Title: Are You Sly or Fly In Your #wfh Routine?
Artwork by:YMI X Citra Marina (@real_choochoo)
Description: Working from home, or wfh, is something most of us have probably started doing in an effort to minimize the spread of Covid-19 in our communities. 

This means our work and home lives are now intertwined. We’re working in an environment filled with creature comforts—a comfy couch to work on, Netflix at the tap of our fingers, or making endless trips to our fridge foraging for snacks. 

It’s tempting to slack and cut corners when no one is watching. However, Scripture says we’re to work with all our hearts, as if working for the Lord and not for human masters (Colossians 3:23). So then, how do we honor what Scripture says, while maintaining a healthy work-life-balance at home?  

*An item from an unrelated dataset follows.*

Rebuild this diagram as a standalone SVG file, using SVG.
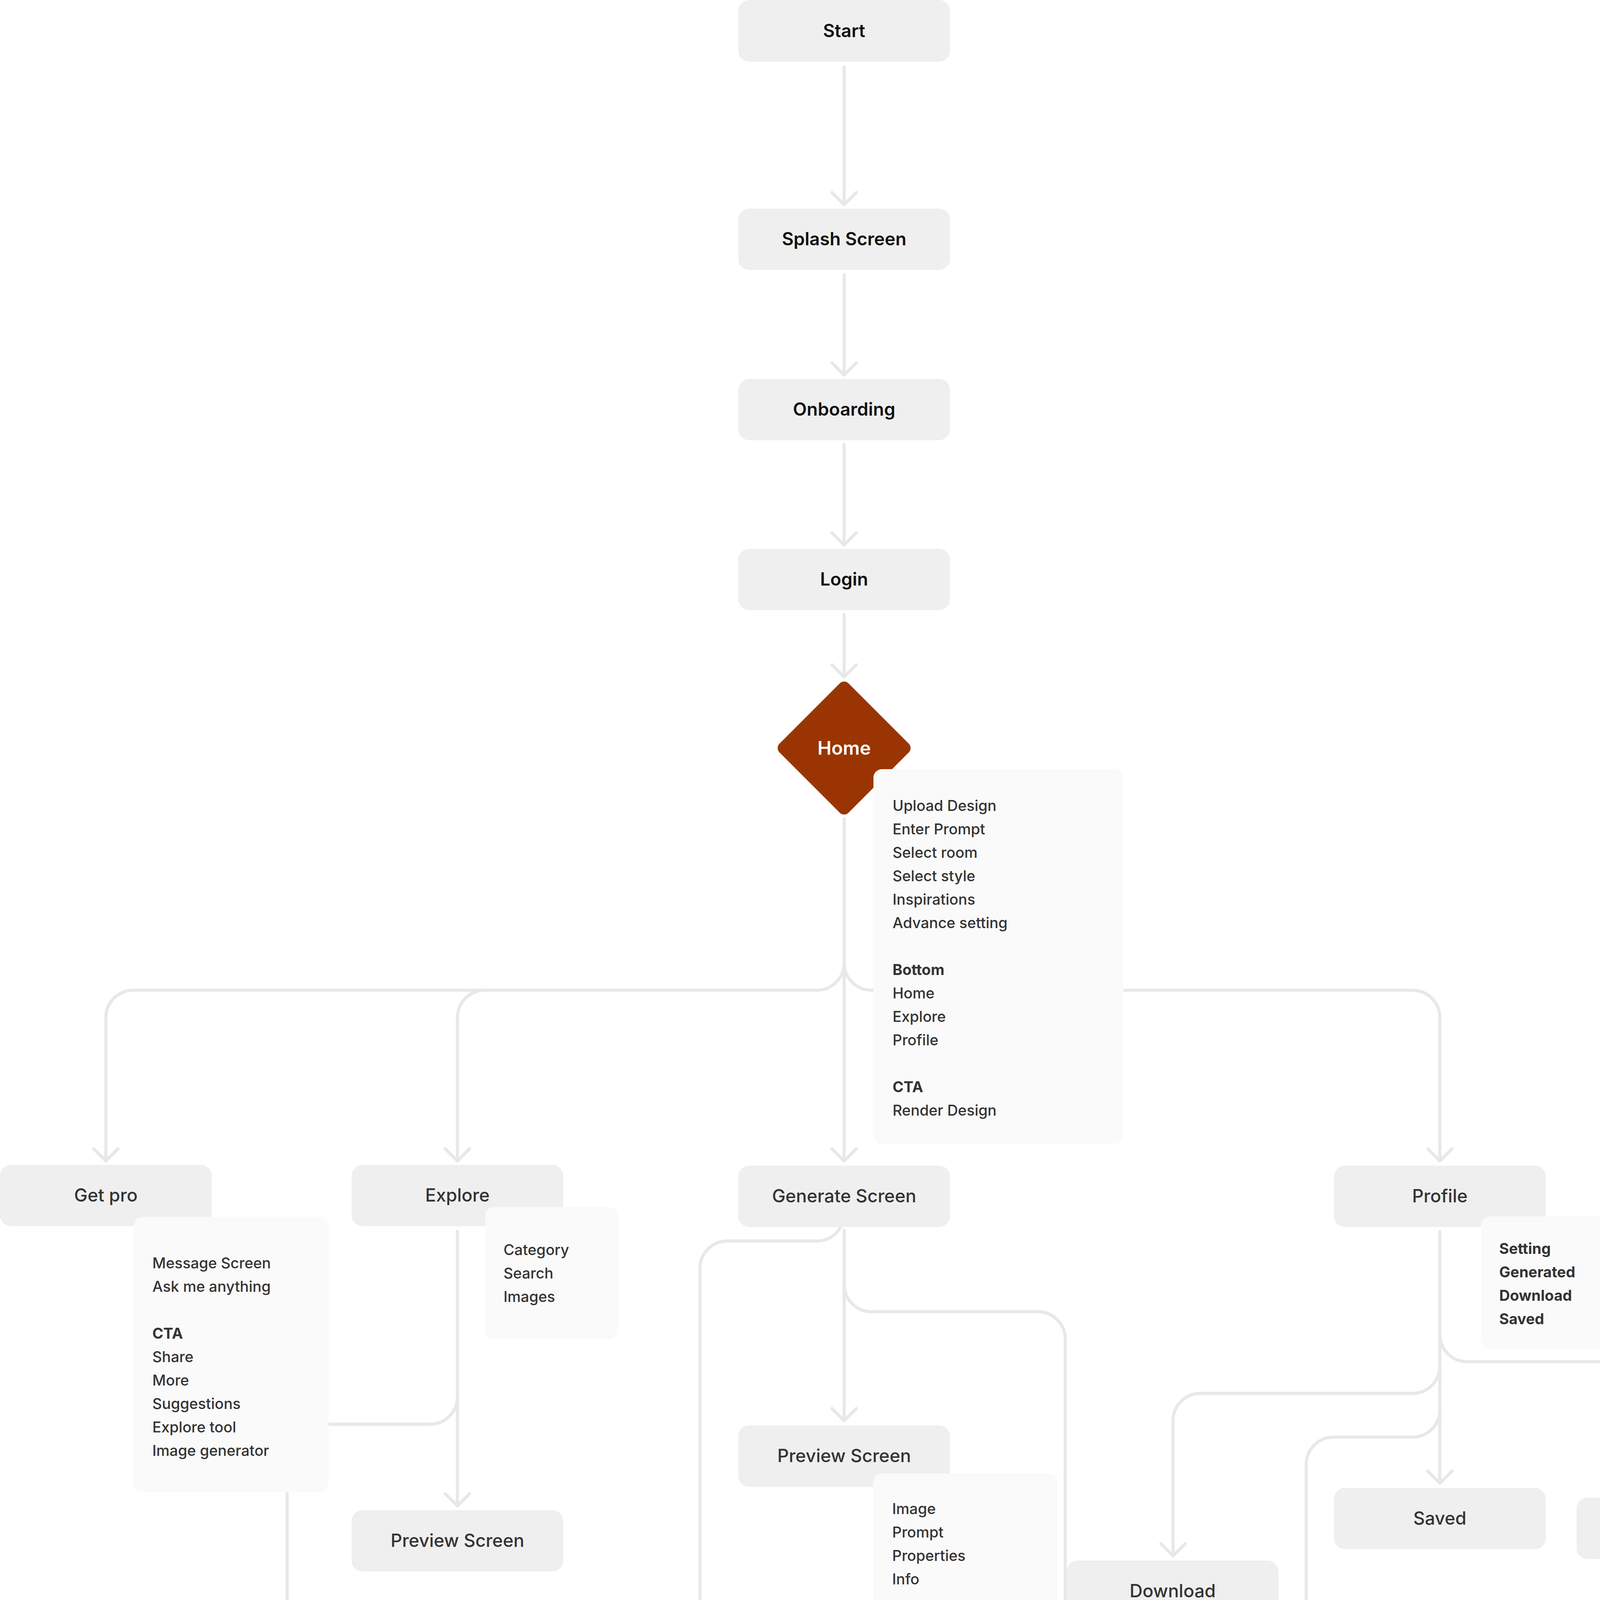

So we’ve put together a list of practical tips that hopefully will help us all to have a wfh that’s both productive and beneficial.

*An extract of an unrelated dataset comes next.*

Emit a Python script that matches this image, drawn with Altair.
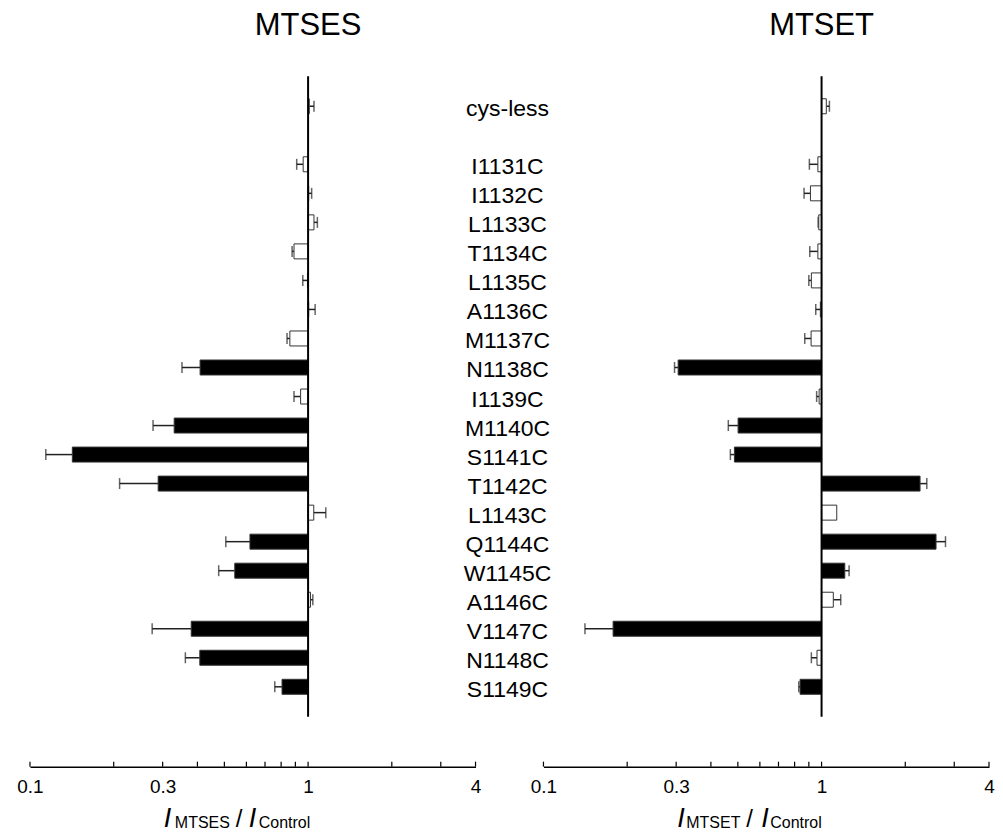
import altair as alt
import pandas as pd
import numpy as np

FONT = "Liberation Sans"

labels = ["cys-less", "I1131C", "I1132C", "L1133C", "T1134C", "L1135C", "A1136C",
          "M1137C", "N1138C", "I1139C", "M1140C", "S1141C", "T1142C", "L1143C",
          "Q1144C", "W1145C", "A1146C", "V1147C", "N1148C", "S1149C"]
spacer = " "
row_domain = [labels[0], spacer] + labels[1:]

mtses_mean = [1.01, 0.96, 1.005, 1.05, 0.89, 0.995, 1.005, 0.86, 0.409, 0.94, 0.330,
              0.142, 0.289, 1.048, 0.618, 0.545, 1.02, 0.380, 0.408, 0.806]
mtses_sem = [0.04, 0.05, 0.025, 0.03, 0.014, 0.038, 0.055, 0.02, 0.057, 0.05, 0.053,
             0.028, 0.079, 0.11, 0.112, 0.068, 0.02, 0.105, 0.046, 0.047]
mtses_sig = [False, False, False, False, False, False, False, False, True, False, True,
             True, True, False, True, True, False, True, True, True]

mtset_mean = [1.04, 0.97, 0.912, 0.977, 0.97, 0.919, 0.99, 0.917, 0.305, 0.98, 0.501,
              0.486, 2.26, 1.134, 2.58, 1.212, 1.102, 0.178, 0.963, 0.837]
mtset_sem = [0.027, 0.066, 0.047, 0.005, 0.063, 0.019, 0.037, 0.047, 0.009, 0.02, 0.039,
             0.016, 0.13, 0.0, 0.21, 0.044, 0.07, 0.037, 0.044, 0.009]
mtset_sig = [False, False, False, False, False, False, False, False, True, False, True,
             True, True, False, True, True, False, True, False, True]

tick_values = [0.1, 0.2, 0.3, 0.4, 0.5, 0.6, 0.7, 0.8, 0.9, 1, 2, 3, 4]
label_values = [0.1, 0.3, 1, 4]

W = 446
H = 641
AX_OFF = 50


def panel(name, mean, sem, sig, title_pos, with_labels):
    df = pd.DataFrame({"label": labels, "mean": mean, "sem": sem, "sig": sig})
    df["base"] = 1.0
    df["end"] = np.where(df["mean"] < 1, df["mean"] - df["sem"], df["mean"] + df["sem"])
    err_df = df[df["sem"] > 0]

    xs = alt.Scale(type="log", domain=[0.1, 4], nice=False)
    ax = alt.Axis(values=label_values, format="~g", tickSize=0, offset=AX_OFF,
                  labelFontSize=19, labelFont=FONT, labelPadding=11, labelColor="black",
                  domainColor="black", domainWidth=1.5, grid=False, title=None,
                  labelFlush=False, labelOverlap=False)
    yenc = alt.Y("label:N", scale=alt.Scale(domain=row_domain, paddingInner=0, paddingOuter=0.53), axis=None)

    bars = alt.Chart(df).mark_bar(size=15, stroke="#333", strokeWidth=1).encode(
        x=alt.X("mean:Q", scale=xs, axis=ax),
        x2="base:Q",
        y=yenc,
        fill=alt.condition("datum.sig", alt.value("black"), alt.value("white")),
    )
    err = alt.Chart(err_df).mark_rule(color="#222", strokeWidth=1.5).encode(
        x=alt.X("mean:Q", scale=xs, axis=ax), x2="end:Q", y=yenc)
    caps = alt.Chart(err_df).mark_tick(color="#222", size=11, thickness=1.5).encode(
        x=alt.X("end:Q", scale=xs, axis=ax), y=yenc)

    one = pd.DataFrame({"v": [1.0]})
    vline = alt.Chart(one).mark_rule(color="black", strokeWidth=2).encode(
        x=alt.X("v:Q", scale=xs, axis=ax), y=alt.value(0), y2=alt.value(H))
    title = alt.Chart(one).mark_text(text=name, fontSize=31, font=FONT, align="center",
                                     baseline="alphabetic", color="black").encode(
        x=alt.X("v:Q", scale=xs, axis=ax), y=alt.value(-41))

    ticks = alt.Chart(pd.DataFrame({"t": tick_values})).mark_rule(color="black", strokeWidth=1.2).encode(
        x=alt.X("t:Q", scale=xs, axis=ax), y=alt.value(H + AX_OFF - 5), y2=alt.value(H + AX_OFF))

    pieces = [("I", 27, "italic", title_pos[0], 751),
              (name, 16, "normal", title_pos[1], 752),
              ("/", 24, "normal", title_pos[2], 751),
              ("I", 27, "italic", title_pos[3], 751),
              ("Control", 16, "normal", title_pos[4], 752)]
    tparts = []
    for txt, fs, st, px, py in pieces:
        tparts.append(alt.Chart(one).mark_text(text=txt, fontSize=fs, fontStyle=st, font=FONT,
                                               align="left", baseline="alphabetic", color="black").encode(
            x=alt.value(px), y=alt.value(py)))

    layers = [err, caps, bars, vline, ticks, title] + tparts
    if with_labels:
        lab = alt.Chart(df).mark_text(fontSize=23, font=FONT, align="center", baseline="middle",
                                      dy=3, color="black").encode(
            x=alt.value(478), y=yenc, text="label:N")
        layers.append(lab)
    return alt.layer(*layers).properties(width=W, height=H)


left = panel("MTSES", mtses_mean, mtses_sem, mtses_sig, [134, 145, 206, 219, 229], True)
right = panel("MTSET", mtset_mean, mtset_sem, mtset_sig, [134, 143, 203, 218, 227], False)

chart = alt.hconcat(left, right, spacing=68, bounds="flush").properties(
    padding={"left": 8, "top": 2, "right": 0, "bottom": 0}
).configure_view(stroke=None)

chart.save("out.html", embed_options={"renderer": "svg", "actions": False})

It might be tempting to work in our pajamas. It’s soft and cosy, but it might trick our brains into thinking we’re still in sleep-mode. Why not swap our pajamas with comfy wfh gear, such as casual slacks or bermudas, with a tee shirt (throw on a nice cardigan if it’s cold in your part of the world)? The simple act of changing out of our bed wear to regular home wear creates a mental separation of bedtime and work, thus preparing our minds for a productive work day ahead!



Wfh could mean we’re now able to realize our dreams of working in bed. Bliss! However, lying in bed surrounded by our pillows and blankets might see us heading into dreamland faster than we can file that very important report for our managers. Instead, why not create a makeshift workstation that’ll allow for greater work productivity? A dining table could be converted into a workstation. Alternatively, buy or borrow a foldable table and chair and have these set up in a corner in your home.

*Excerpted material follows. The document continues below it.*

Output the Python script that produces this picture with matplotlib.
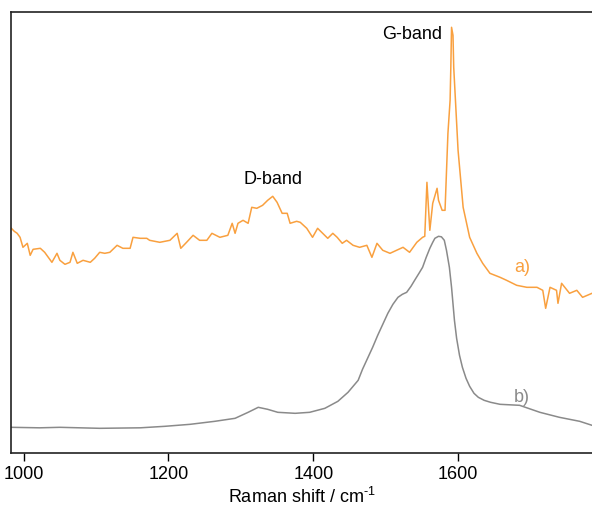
import matplotlib
matplotlib.use("Agg")
import matplotlib.pyplot as plt
import numpy as np

plt.rcParams['font.family'] = ['Liberation Sans', 'DejaVu Sans']
plt.rcParams['mathtext.fontset'] = 'custom'
plt.rcParams['mathtext.rm'] = 'Liberation Sans'

# spectrum a) - raman shift (cm-1) and intensity (a.u.)
shift_a = [983, 987, 991, 995, 999, 1005, 1009, 1013, 1023, 1029, 1039, 1046, 1050, 1057,
           1064, 1068, 1074, 1082, 1092, 1098, 1105, 1112, 1119, 1129, 1137, 1147, 1151, 1161,
           1170, 1174, 1188, 1202, 1212, 1217, 1225, 1234, 1243, 1253, 1260, 1271, 1282, 1288,
           1292, 1296, 1303, 1310, 1315, 1322, 1330, 1337, 1344, 1350, 1357, 1364, 1368, 1377,
           1382, 1391, 1399, 1406, 1413, 1420, 1427, 1433, 1440, 1446, 1455, 1464, 1474, 1481,
           1488, 1496, 1506, 1515, 1524, 1533, 1543, 1551, 1554, 1557, 1561, 1565, 1571, 1573,
           1578, 1582, 1586, 1589, 1590, 1591, 1593, 1594, 1600, 1607, 1616, 1626, 1634, 1644,
           1658, 1667, 1681, 1695, 1709, 1717, 1721, 1727, 1736, 1738, 1743, 1754, 1764, 1772,
           1785]
int_a = [225, 222, 220, 216, 206, 210, 198, 204, 205, 201, 191, 200, 193, 189,
         191, 201, 190, 193, 191, 195, 201, 200, 201, 208, 205, 205, 216, 215,
         215, 213, 211, 213, 220, 205, 211, 218, 213, 213, 220, 216, 218, 230,
         220, 230, 233, 230, 246, 245, 248, 253, 257, 251, 240, 240, 230, 232,
         231, 225, 216, 225, 220, 215, 220, 216, 210, 213, 208, 206, 208, 196,
         210, 203, 200, 203, 206, 201, 211, 216, 217, 271, 223, 250, 265, 253,
         243, 243, 320, 353, 386, 426, 418, 386, 303, 246, 216, 200, 190, 180,
         176, 173, 168, 166, 166, 163, 145, 166, 163, 150, 170, 160, 163, 156,
         160]

# spectrum b)
shift_b = [983, 1022, 1050, 1105, 1161, 1195, 1230, 1264, 1292, 1310, 1324, 1337, 1351,
           1375, 1395, 1416, 1434, 1448, 1455, 1462, 1468, 1475, 1482, 1489, 1496, 1503,
           1510, 1517, 1523, 1529, 1535, 1540, 1546, 1551, 1556, 1561, 1565, 1568, 1573,
           1577, 1581, 1584, 1588, 1591, 1595, 1598, 1602, 1606, 1611, 1616, 1622, 1628,
           1636, 1645, 1658, 1685, 1713, 1740, 1768, 1785]
int_b = [26, 25.5, 26, 25, 25.5, 27, 29, 32, 35, 41, 46, 44, 41,
         40, 41, 45, 52, 61, 67, 73, 84, 95, 106, 118, 129, 140,
         149, 156, 159, 161, 167, 173, 180, 186, 196, 205, 211, 215, 217,
         216.5, 213, 203, 186, 166, 133, 115, 98, 86, 75, 67, 60, 56,
         53, 51, 49, 48, 41, 36, 32, 28]

orange = '#F9A03F'
grey = '#8A8A8A'

fig = plt.figure(figsize=(5.92, 5.09), dpi=100)
ax = fig.add_axes([0.0186, 0.1094, 0.9814, 0.8676])

ax.plot(shift_a, int_a, color=orange, lw=1.1)
ax.plot(shift_b, int_b, color=grey, lw=1.1)

ax.text(1344, 274, 'D-band', ha='center', va='center', fontsize=13)
ax.text(1536, 419, 'G-band', ha='center', va='center', fontsize=13)
ax.text(1688, 186, 'a)', ha='center', va='center', fontsize=13, color=orange)
ax.text(1688, 56, 'b)', ha='center', va='center', fontsize=13, color=grey)

ax.set_xlim(982.5, 1785)
ax.set_ylim(0, 441.6)
ax.set_xticks([1000, 1200, 1400, 1600])
ax.set_yticks([])
ax.spines['right'].set_visible(False)
for s in ['left', 'top', 'bottom']:
    ax.spines[s].set_linewidth(1.2)
    ax.spines[s].set_color('#222222')
ax.tick_params(axis='x', length=6, width=1, pad=3, labelsize=13)
ax.set_xlabel('Raman shift / cm$^{\\text{-1}}$', fontsize=13, labelpad=3)

fig.savefig('out.png', dpi=100)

We’re now spending a larger amount of time at home, so it’s also getting harder to ignore the numerous household chores that need attending to, as well as the endless distractions lurking in every corner. Unwittingly or not, we end up multi-tasking, whether it’s folding clothes in-between replying emails, unloading the dishwasher while waiting for a Zoom meeting to start, or even watching that last episode of “Love is Blind” on Netflix in the background as we work. 

Before we know it, we’ve spent a huge portion of our work time on chores and distractions, and we’ve yet to touch any work. But what if we set aside dedicated time slots each day to do our laundry as well as spend on leisure activities leaving us the rest of the day to focus on our work? Let’s do what we would normally do at work and not try not to give ourselves any excuses. 



Besides getting changed and setting up a dedicated workspace, adjusting to wfh may require us to intentionally change the way we talk to our colleagues, who are now similarly locked up in their respective homes;  all of us probably craving for that “human touch”. Why not swap email and Google Hangout chats with a five or 10-minute video call, to discuss work ideas or check in to see how their day or week is going? Dialling in to hear a human voice makes for a nice change in our otherwise long, solitary day.



Wfh may seem fun in the beginning, but it can start wearing thin after weeks of it. For some of us, our wfh situation may not be the most ideal. Some of us might be at a breaking point having to simultaneously care for our young children, or we might be getting cabin fever from working in our cramped living quarters. 

Soon, wfh is starting to look like a nightmare, and with no end in sight, things can get overwhelming. In times like these, why not spend a few minutes committing our anxiety to God and praying for His strength to see us through our wfh situation? God welcomes our prayers and promises to give us His peace (Philippians 4:6-7).